自立の刷り込み

自立の刷り込みというものがある。

学校で教えられ、一般的に世間で使われる自立に、「一人でできるようになること」というものがある。しかしこの一人でできるようになることは、やってみると分かるけれど本当の自立ではないことにすぐに気づけます。

自分自身の体験ですが、自分で何でもできるようになると人に頼むことができなくなります。できないことをなくせばできるようになるという発想は、もともと一人でできるようになることを目標にしているのです。

学校の勉強でもそうでしたが、できないところをなくそうと努力しますがそうしているうちに完璧であることが最も自立していることだと勘違いすることもあるのです。自分の得意なところよりも、苦手なところにフォーカスして教え込まれていくと、出来る人になることや自立している人になるというのはそういった何でも自分一人で解決することができる人を目指してしまうのです。

しかし実社会に出てみてすぐに気づくのですが、何でも自分ひとりでできるようになってみて分かったのは孤立と孤独です。それに自分ひとりでできることをみんながやっているのは決してチームにならないし、どのように協力すればいいのかも分からなくなるのです。

例えば、平均的に実力がある人たちが増えていけば何かを頼もうとすると皆だいたいそれができるのだから頼む人は自分がサボっているのではないかという強迫観念にかられたりもします。もしくは、自分が一番できることを他のできない人に頼もうとは思いません、もしも全部が平均的に高度にできるようになったなら頼む人がいなくなっていくとも言えるのです。
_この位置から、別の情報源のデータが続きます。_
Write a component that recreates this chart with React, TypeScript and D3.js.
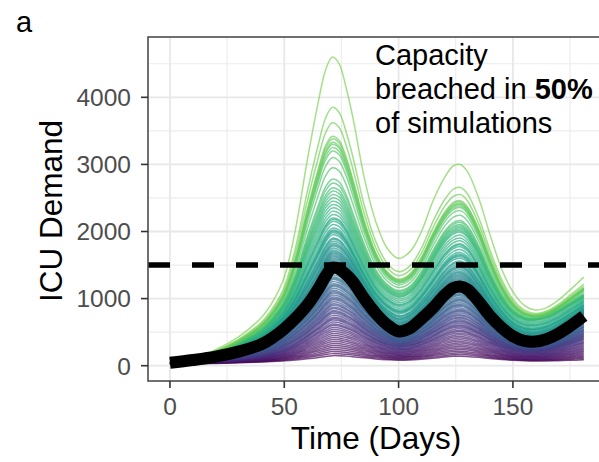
import React from "react";
import * as d3 from "d3";

// Sample days (x) for the traced curves
const DAYS = [0, 10, 20, 30, 40, 45, 50, 55, 60, 65, 68, 71, 74, 77, 80, 85, 90, 95, 100, 105, 110, 115, 120, 124, 127, 130, 135, 140, 145, 150, 155, 160, 165, 170, 175, 181];

// Traced reference simulation curves (ICU demand)
const MIN_CURVE = [20, 25, 30, 38, 45, 50, 55, 62, 70, 80, 88, 95, 95, 92, 88, 80, 72, 66, 62, 64, 70, 78, 88, 95, 98, 95, 88, 78, 70, 63, 58, 55, 54, 54, 55, 56];
const Q25_CURVE = [35, 55, 75, 105, 150, 190, 250, 330, 440, 560, 640, 700, 690, 650, 600, 490, 390, 320, 280, 300, 360, 440, 530, 580, 590, 570, 490, 390, 310, 250, 220, 215, 235, 275, 330, 400];
const MEDIAN_CURVE = [45, 85, 135, 210, 320, 420, 550, 710, 900, 1150, 1330, 1460, 1440, 1360, 1250, 1000, 780, 610, 510, 560, 700, 860, 1050, 1160, 1180, 1140, 960, 740, 570, 440, 370, 360, 400, 480, 590, 740];
const Q75_CURVE = [40, 100, 185, 320, 510, 670, 890, 1230, 1680, 2080, 2300, 2400, 2370, 2220, 1980, 1600, 1280, 1100, 1020, 1080, 1280, 1560, 1830, 1960, 1990, 1920, 1640, 1280, 980, 780, 690, 680, 720, 800, 900, 1020];
const MAX_CURVE = [40, 120, 240, 430, 720, 960, 1320, 2050, 3050, 3950, 4400, 4600, 4500, 4150, 3700, 2800, 2150, 1750, 1600, 1700, 2000, 2450, 2800, 2980, 3000, 2900, 2500, 1950, 1450, 1100, 900, 830, 870, 980, 1130, 1320];

// First-wave peak of each simulation
const SIM_PEAKS = [
  4600, 3850, 3620, 3420, 3380, 3330, 3300, 3250, 3200, 3100,
  2950, 2780, 2720, 2650, 2600, 2550, 2500, 2450, 2400, 2350,
  2300, 2250, 2200, 2180, 2150, 2100, 2050, 2020, 2000, 1980,
  1950, 1900, 1880, 1850, 1820, 1800, 1780, 1750, 1720, 1700,
  1680, 1660, 1640, 1620, 1600, 1580, 1560, 1540, 1520, 1500,
  1440, 1420, 1400, 1380, 1350, 1320, 1300, 1280, 1250, 1220,
  1200, 1180, 1150, 1120, 1100, 1080, 1050, 1020, 1000, 980,
  950, 920, 900, 870, 850, 820, 800, 780, 750, 720,
  700, 680, 650, 620, 600, 570, 540, 510, 480, 450,
  420, 390, 360, 330, 300, 270, 240, 210, 180, 150,
];

const CAPACITY = 1500;
const X_TICKS = [0, 50, 100, 150];
const X_MINOR = [25, 75, 125, 175];
const Y_TICKS = [0, 1000, 2000, 3000, 4000];
const Y_MINOR = [500, 1500, 2500, 3500, 4500];

const ANCHORS = [
  { peak: 95, curve: MIN_CURVE },
  { peak: 700, curve: Q25_CURVE },
  { peak: 1460, curve: MEDIAN_CURVE },
  { peak: 2400, curve: Q75_CURVE },
  { peak: 4600, curve: MAX_CURVE },
];

function simCurve(peak: number): number[] {
  let k = 0;
  while (k < ANCHORS.length - 2 && peak > ANCHORS[k + 1].peak) k++;
  const a = ANCHORS[k], b = ANCHORS[k + 1];
  const t = Math.max(0, Math.min(1, (peak - a.peak) / (b.peak - a.peak)));
  return a.curve.map((v, i) => v + t * (b.curve[i] - v));
}

const FONT = "'Liberation Sans', Arial, Helvetica, sans-serif";

export default function App() {
  const left = 148, right = 603, top = 37, bottom = 381;
  const x = d3.scaleLinear().domain([-9.6, 189.4]).range([left, right]);
  const y = d3.scaleLinear().domain([-228, 4899]).range([bottom, top]);

  const line = d3
    .line<number>()
    .x((_, i) => x(DAYS[i]))
    .y((v) => y(v))
    .curve(d3.curveCatmullRom.alpha(0.5));

  const sorted = [...SIM_PEAKS].sort((a, b) => a - b);
  const n = sorted.length;

  return (
    <svg
      width={599}
      height={462}
      style={{ position: "absolute", left: 0, top: 0, background: "#fff" }}
      fontFamily={FONT}
    >
      <defs>
        <clipPath id="panel">
          <rect x={left} y={top} width={right - left} height={bottom - top} />
        </clipPath>
      </defs>
      <rect x={0} y={0} width={599} height={462} fill="#fff" />
      {/* grid */}
      {Y_MINOR.map((v) => (
        <line key={"ym" + v} x1={left} x2={right} y1={y(v)} y2={y(v)} stroke="#ededed" strokeWidth={1.2} />
      ))}
      {X_MINOR.map((v) => (
        <line key={"xm" + v} x1={x(v)} x2={x(v)} y1={top} y2={bottom} stroke="#ededed" strokeWidth={1.2} />
      ))}
      {Y_TICKS.map((v) => (
        <line key={"yM" + v} x1={left} x2={right} y1={y(v)} y2={y(v)} stroke="#e8e8e8" strokeWidth={1.8} />
      ))}
      {X_TICKS.map((v) => (
        <line key={"xM" + v} x1={x(v)} x2={x(v)} y1={top} y2={bottom} stroke="#e8e8e8" strokeWidth={1.8} />
      ))}

      <g clipPath="url(#panel)">
        {sorted.map((p, i) => (
          <path
            key={"s" + i}
            d={line(simCurve(p)) || ""}
            fill="none"
            stroke={d3.interpolateViridis((0.8 * i) / (n - 1))}
            strokeOpacity={0.68}
            strokeWidth={1.5}
          />
        ))}
        <line
          x1={left}
          x2={right}
          y1={y(CAPACITY)}
          y2={y(CAPACITY)}
          stroke="#000"
          strokeWidth={5.5}
          strokeDasharray="22 22"
        />
        <path
          d={line(MEDIAN_CURVE) || ""}
          fill="none"
          stroke="#000"
          strokeWidth={12}
          strokeLinejoin="round"
        />
      </g>

      {/* panel border */}
      <rect x={left} y={top} width={right - left} height={bottom - top} fill="none" stroke="#4d4d4d" strokeWidth={1.6} />

      {/* axes ticks */}
      {Y_TICKS.map((v) => (
        <g key={"yt" + v}>
          <line x1={left - 7} x2={left} y1={y(v)} y2={y(v)} stroke="#333" strokeWidth={1.6} />
          <text x={131} y={y(v)} dy="0.36em" textAnchor="end" fontSize={24.5} fill="#4d4d4d">
            {v}
          </text>
        </g>
      ))}
      {X_TICKS.map((v) => (
        <g key={"xt" + v}>
          <line x1={x(v)} x2={x(v)} y1={bottom} y2={bottom + 7} stroke="#333" strokeWidth={1.6} />
          <text x={x(v)} y={415} textAnchor="middle" fontSize={24.5} fill="#4d4d4d">
            {v}
          </text>
        </g>
      ))}

      {/* axis titles */}
      <text x={376} y={449} textAnchor="middle" fontSize={31.5} fill="#000">
        Time (Days)
      </text>
      <text transform="translate(62,211) rotate(-90)" textAnchor="middle" fontSize={31.5} fill="#000">
        ICU Demand
      </text>

      {/* panel tag */}
      <text x={16} y={32} fontSize={29} fill="#000">
        a
      </text>

      {/* annotation */}
      <text x={375} y={65} fontSize={29} fill="#000">
        Capacity
      </text>
      <text x={375} y={99} fontSize={29} fill="#000">
        breached in <tspan fontWeight="bold">50%</tspan>
      </text>
      <text x={375} y={133} fontSize={29} fill="#000">
        of simulations
      </text>
    </svg>
  );
}
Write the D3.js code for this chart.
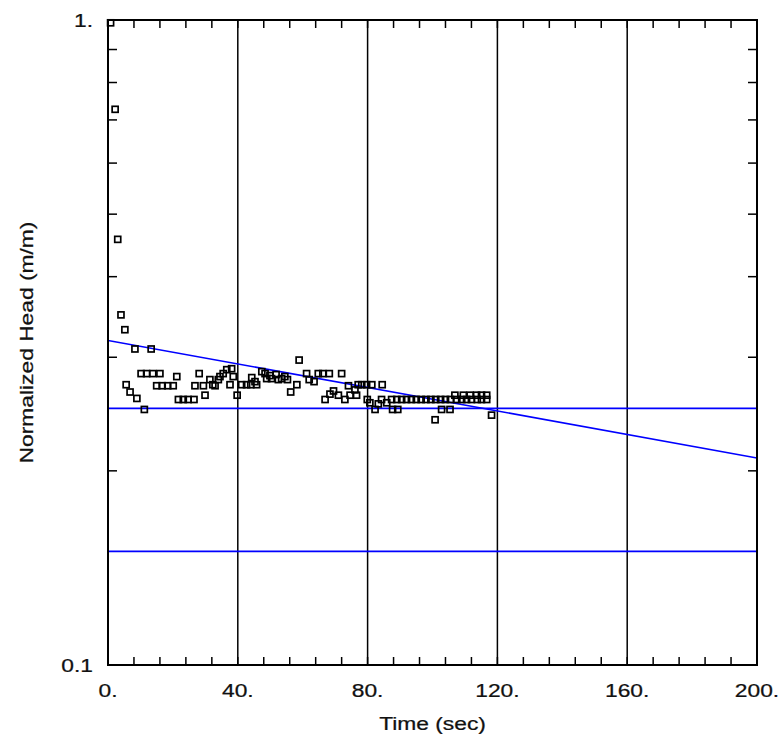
<!DOCTYPE html>
<html><head><meta charset="utf-8">
<script src="https://cdn.jsdelivr.net/npm/d3@7"></script>
<style>body{margin:0;background:#fff}svg{display:block}text{font-family:"Liberation Sans",Arial,sans-serif;fill:#111;stroke:#111;stroke-width:0.25}</style>
</head><body><svg id="c" width="778" height="742"></svg>
<script>
// Observed data: time (sec) and normalized head (m/m)
const times = [0.8,2.2,3.0,4.0,5.2,5.6,6.8,8.3,8.9,10.2,11.2,11.9,13.3,13.8,15.0,16.0,16.7,18.4,20.1,21.2,21.7,23.2,24.7,26.5,26.8,28.1,29.4,29.9,31.4,32.3,33.0,34.0,34.5,35.5,36.6,37.6,38.1,38.6,39.8,41.2,42.7,44.0,44.3,45.3,45.8,47.4,48.4,48.9,49.9,50.4,51.8,52.5,53.5,54.5,55.3,56.3,58.2,58.9,61.2,62.0,63.5,64.8,66.2,66.9,68.2,68.4,69.5,71.0,72.0,73.0,74.1,74.6,76.1,76.6,77.1,78.2,79.7,79.9,80.7,81.3,82.3,83.3,84.3,84.5,85.9,87.4,87.7,89.0,89.3,90.5,92.0,93.5,95.0,96.5,98.0,99.5,100.8,101.0,102.5,102.8,104.0,105.4,105.5,106.9,107.5,109.0,109.5,110.5,111.6,112.0,113.6,113.8,115.1,115.1,116.7,116.7,118.2];
const heads = [0.990,0.727,0.457,0.349,0.331,0.272,0.265,0.309,0.259,0.283,0.249,0.283,0.309,0.283,0.271,0.283,0.271,0.271,0.271,0.280,0.258,0.258,0.258,0.258,0.271,0.283,0.271,0.262,0.277,0.272,0.271,0.277,0.280,0.283,0.287,0.272,0.288,0.280,0.262,0.272,0.272,0.272,0.279,0.275,0.272,0.285,0.283,0.278,0.281,0.278,0.282,0.277,0.278,0.280,0.277,0.265,0.272,0.297,0.283,0.277,0.275,0.283,0.283,0.258,0.283,0.263,0.266,0.262,0.283,0.258,0.271,0.262,0.267,0.262,0.272,0.272,0.272,0.258,0.255,0.272,0.249,0.254,0.258,0.272,0.255,0.258,0.249,0.258,0.249,0.258,0.258,0.258,0.258,0.258,0.258,0.258,0.240,0.258,0.258,0.249,0.258,0.249,0.258,0.262,0.258,0.258,0.262,0.258,0.262,0.258,0.262,0.258,0.258,0.262,0.262,0.258,0.244];
// Fitted straight line (end points) and horizontal reference lines
const fitTimes = [0, 200];
const fitHeads = [0.3185, 0.2094];
const refHeads = [0.25, 0.15];
// Axis ticks
const xLabelTicks = [0, 40, 80, 120, 160, 200];
const xGridTicks = [40, 80, 120, 160];
const xMinorTicks = d3.range(0, 201, 8);
const yMinorTicks = [0.2,0.3,0.4,0.5,0.6,0.7,0.8,0.9];
const yLabelTicks = [0.1, 1];
const yLabelText = ["0.1", "1."];
const xTitle = "Time (sec)";
const yTitle = "Normalized Head (m/m)";

const L = 108, R = 757, T = 20, B = 665;
const SX = 1.2; // horizontal stretch of the text
const svg = d3.select("#c");
const x = d3.scaleLinear().domain([0, 200]).range([L, R]);
const y = d3.scaleLog().domain([0.1, 1]).range([B, T]);

svg.append("rect").attr("width",778).attr("height",742).attr("fill","#fff");

// grid
svg.append("g").selectAll("line").data(xGridTicks).join("line")
  .attr("x1", d=>x(d)).attr("x2", d=>x(d)).attr("y1", T).attr("y2", B)
  .attr("stroke","#000").attr("stroke-width",1.5);

// minor ticks
const tk = svg.append("g").attr("stroke","#000").attr("stroke-width",1.5);
tk.selectAll(".xb").data(xMinorTicks).join("line").attr("x1",d=>x(d)).attr("x2",d=>x(d)).attr("y1",B).attr("y2",B-8);
tk.selectAll(".xt").data(xMinorTicks).join("line").attr("x1",d=>x(d)).attr("x2",d=>x(d)).attr("y1",T).attr("y2",T+8);
tk.selectAll(".yl").data(yMinorTicks).join("line").attr("y1",d=>y(d)).attr("y2",d=>y(d)).attr("x1",L).attr("x2",L+9);
tk.selectAll(".yr").data(yMinorTicks).join("line").attr("y1",d=>y(d)).attr("y2",d=>y(d)).attr("x1",R).attr("x2",R-9);

// clip
svg.append("clipPath").attr("id","cp").append("rect").attr("x",L).attr("y",T).attr("width",R-L).attr("height",B-T);

// reference lines
const lg = svg.append("g").attr("clip-path","url(#cp)");
lg.selectAll(".h").data(refHeads).join("line")
  .attr("x1",L).attr("x2",R).attr("y1",d=>y(d)).attr("y2",d=>y(d))
  .attr("stroke","#0000ff").attr("stroke-width",1.6);
lg.append("path").datum(fitTimes.map((t,i)=>[t,fitHeads[i]]))
  .attr("d", d3.line().x(d=>x(d[0])).y(d=>y(d[1])))
  .attr("stroke","#0000ff").attr("stroke-width",1.6).attr("fill","none");

// points
const pts = times.map((t,i)=>[t,heads[i]]);
svg.append("g").selectAll("rect").data(pts).join("rect")
  .attr("x",d=>x(d[0])-3).attr("y",d=>y(d[1])-3).attr("width",6).attr("height",6)
  .attr("fill","none").attr("stroke","#000").attr("stroke-width",1.7);

// frame
svg.append("rect").attr("x",L).attr("y",T).attr("width",R-L).attr("height",B-T)
  .attr("fill","none").attr("stroke","#000").attr("stroke-width",2);

// labels (slightly stretched horizontally like the reference)
function label(px, py, txt, anchor, rot) {
  svg.append("text")
    .attr("transform", `translate(${px},${py})` + (rot ? " rotate(-90)" : "") + ` scale(${SX},1)`)
    .attr("text-anchor", anchor).attr("font-size", 19).text(txt);
}
xLabelTicks.forEach(d => label(x(d), 697, d + ".", "middle"));
yLabelTicks.forEach((d,i) => label(93, y(d) + 7, yLabelText[i], "end"));
label((L+R)/2, 730, xTitle, "middle");
label(33, (T+B)/2, yTitle, "middle", true);
</script></body></html>
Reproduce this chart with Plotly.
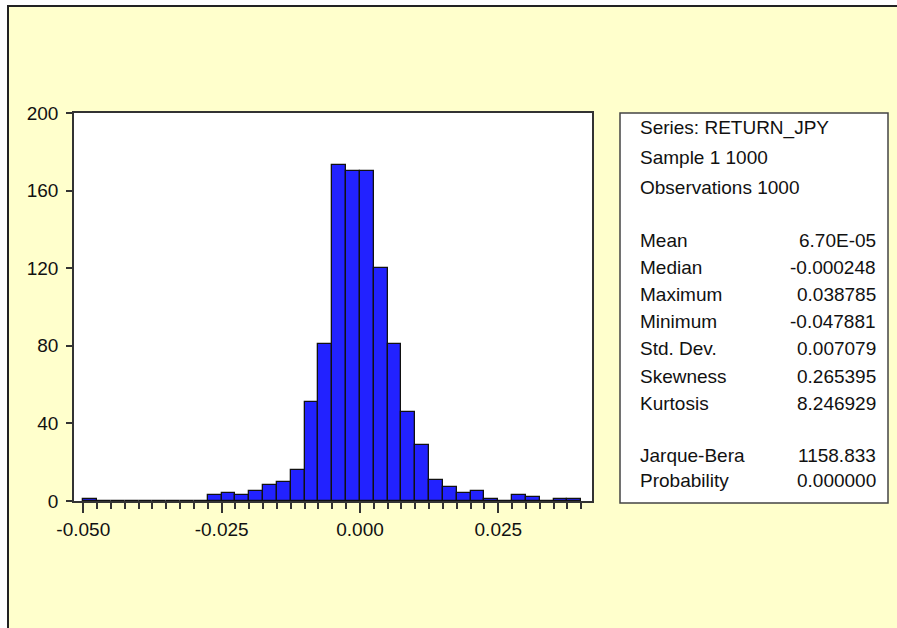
import plotly.graph_objects as go

# histogram of RETURN_JPY, bins of width 0.0025 (lower edges)
bin_width = 0.0025
bin_start = [-0.0500, -0.0475, -0.0450, -0.0425, -0.0400, -0.0375, -0.0350, -0.0325,
             -0.0300, -0.0275, -0.0250, -0.0225, -0.0200, -0.0175, -0.0150, -0.0125,
             -0.0100, -0.0075, -0.0050, -0.0025, 0.0000, 0.0025, 0.0050, 0.0075,
             0.0100, 0.0125, 0.0150, 0.0175, 0.0200, 0.0225, 0.0250, 0.0275,
             0.0300, 0.0325, 0.0350, 0.0375]
counts = [1, 0, 0, 0, 0, 0, 0, 0,
          0, 3, 4, 3, 5, 8, 10, 16,
          51, 81, 173, 170, 170, 120, 81, 46,
          29, 11, 7, 4, 5, 1, 0, 3,
          2, 0, 1, 1]

x_ticks = [-0.050, -0.025, 0.000, 0.025]
y_ticks = [0, 40, 80, 120, 160, 200]

header_lines = ["Series: RETURN_JPY", "Sample 1 1000", "Observations 1000"]
stat_names = ["Mean", "Median", "Maximum", "Minimum", "Std. Dev.", "Skewness", "Kurtosis"]
stat_values = ["6.70E-05", "-0.000248", "0.038785", "-0.047881", "0.007079", "0.265395", "8.246929"]
test_names = ["Jarque-Bera", "Probability"]
test_values = ["1158.833", "0.000000"]

W, H = 897, 628
L, R, T, B = 74, 592, 113, 501   # plot area in pixels
FONT = "Liberation Sans, Arial, sans-serif"
BG = "#FFFFCC"


def px_x(p):
    return (p - L) / (R - L)


def px_y(p):
    return (B - p) / (B - T)


fig = go.Figure()
fig.add_trace(go.Bar(
    x=bin_start,
    y=counts,
    width=bin_width,
    offset=0,
    marker=dict(color="#2222FF", line=dict(color="#111111", width=1.3)),
    showlegend=False,
))

shapes = [
    # white strips outside the frame
    dict(type="rect", xref="paper", yref="paper", x0=px_x(0), x1=px_x(W), y0=px_y(6), y1=px_y(0),
         fillcolor="white", line=dict(width=0), layer="below"),
    dict(type="rect", xref="paper", yref="paper", x0=px_x(0), x1=px_x(7), y0=px_y(H), y1=px_y(0),
         fillcolor="white", line=dict(width=0), layer="below"),
    # keep the right margin plain background
    dict(type="rect", xref="paper", yref="paper", x0=px_x(889), x1=px_x(W), y0=px_y(H), y1=px_y(8),
         fillcolor=BG, line=dict(width=0)),
    # outer frame (top and left only, the rest is off-picture)
    dict(type="path", xref="paper", yref="paper",
         path=f"M {px_x(8)},{px_y(H)} L {px_x(8)},{px_y(6)} L {px_x(W)},{px_y(6)}",
         line=dict(color="#222222", width=2)),
    # statistics box
    dict(type="rect", xref="paper", yref="paper", x0=px_x(620), x1=px_x(888), y0=px_y(503), y1=px_y(113),
         fillcolor="white", line=dict(color="#444444", width=1.5)),
]

annotations = []
left_x, right_x = px_x(638), px_x(878)
for i, txt in enumerate(header_lines):
    annotations.append(dict(text=txt, x=left_x, y=px_y(128 + 29.5 * i), xanchor="left"))
for i, (n, v) in enumerate(zip(stat_names, stat_values)):
    yy = px_y(240 + 27.2 * i)
    annotations.append(dict(text=n, x=left_x, y=yy, xanchor="left"))
    annotations.append(dict(text=v, x=right_x, y=yy, xanchor="right"))
for i, (n, v) in enumerate(zip(test_names, test_values)):
    yy = px_y(455 + 25.5 * i)
    annotations.append(dict(text=n, x=left_x, y=yy, xanchor="left"))
    annotations.append(dict(text=v, x=right_x, y=yy, xanchor="right"))
for a in annotations:
    a.update(xref="paper", yref="paper", yanchor="middle", showarrow=False,
             font=dict(family=FONT, size=19, color="#111111"))

fig.update_layout(
    width=W, height=H,
    margin=dict(l=L, r=W - R, t=T, b=H - B, pad=0),
    paper_bgcolor=BG,
    plot_bgcolor="white",
    bargap=0,
    shapes=shapes,
    annotations=annotations,
    font=dict(family=FONT, size=19, color="#111111"),
)
fig.update_xaxes(
    range=[-0.05168, 0.04193],
    tickmode="array",
    tickvals=x_ticks,
    ticktext=[f"{v:.3f}" for v in x_ticks],
    ticks="outside", ticklen=10, tickwidth=1.5, tickcolor="#333333",
    minor=dict(ticks="outside", ticklen=6, tickwidth=1.5, tickcolor="#333333",
               tickmode="linear", tick0=0, dtick=bin_width, showgrid=False),
    showline=True, linecolor="#333333", linewidth=1.5, mirror=True,
    showgrid=False, zeroline=False,
)
fig.update_yaxes(
    range=[0, 200],
    tickmode="array",
    tickvals=y_ticks,
    ticks="outside", ticklen=6, tickwidth=1.5, tickcolor="#333333",
    ticklabelstandoff=4,
    showline=True, linecolor="#333333", linewidth=1.5, mirror=True,
    showgrid=False, zeroline=False,
)

# the page's default body margin would push the figure 8px off the window
page_fix = ("document.body.style.margin='0';"
            "document.body.style.overflow='hidden';"
            "document.documentElement.style.overflow='hidden';")
fig.write_html("out.html", config={"displayModeBar": False}, post_script=page_fix)
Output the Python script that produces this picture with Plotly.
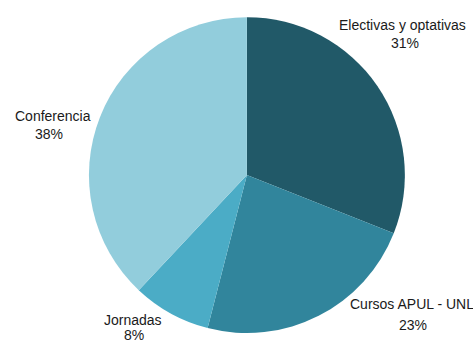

本来の自立とは、自分の本来できること、自分しかできないこと、言い換えれば自分の得意や好きなことで他人のお役に立てるようになることが本質的な自立だと私は思うのです。

もっとシンプルに言えば、自分らしくいてそれでみんなが喜んでくれることが自立です。
自然体にしているのにそれが皆の役に立てることは自他を活き活きさせていく共生の理です。

自立というものの考えを何でもできる人や、完全に自分だけでできる人と思い違えないようにしないといけません。その刷り込みこそが、多くの周囲を迷わせ、苦しませ、人間社会が画一的になってしまう原因であるからです。

常に自立の本質を捉えるためにも、自分が最も得意なことや好きなことに素直に取り組める実践、つまりは共生していけるような生き方を選んでいくことが子どもの未来環境を見守ることにつながるのです。

もともと刷り込まれているまま努力するのではなく、一度その刷り込みに気づいてそこから自分を刷新していけるような日々の気づきを大切にしていきたいと思います。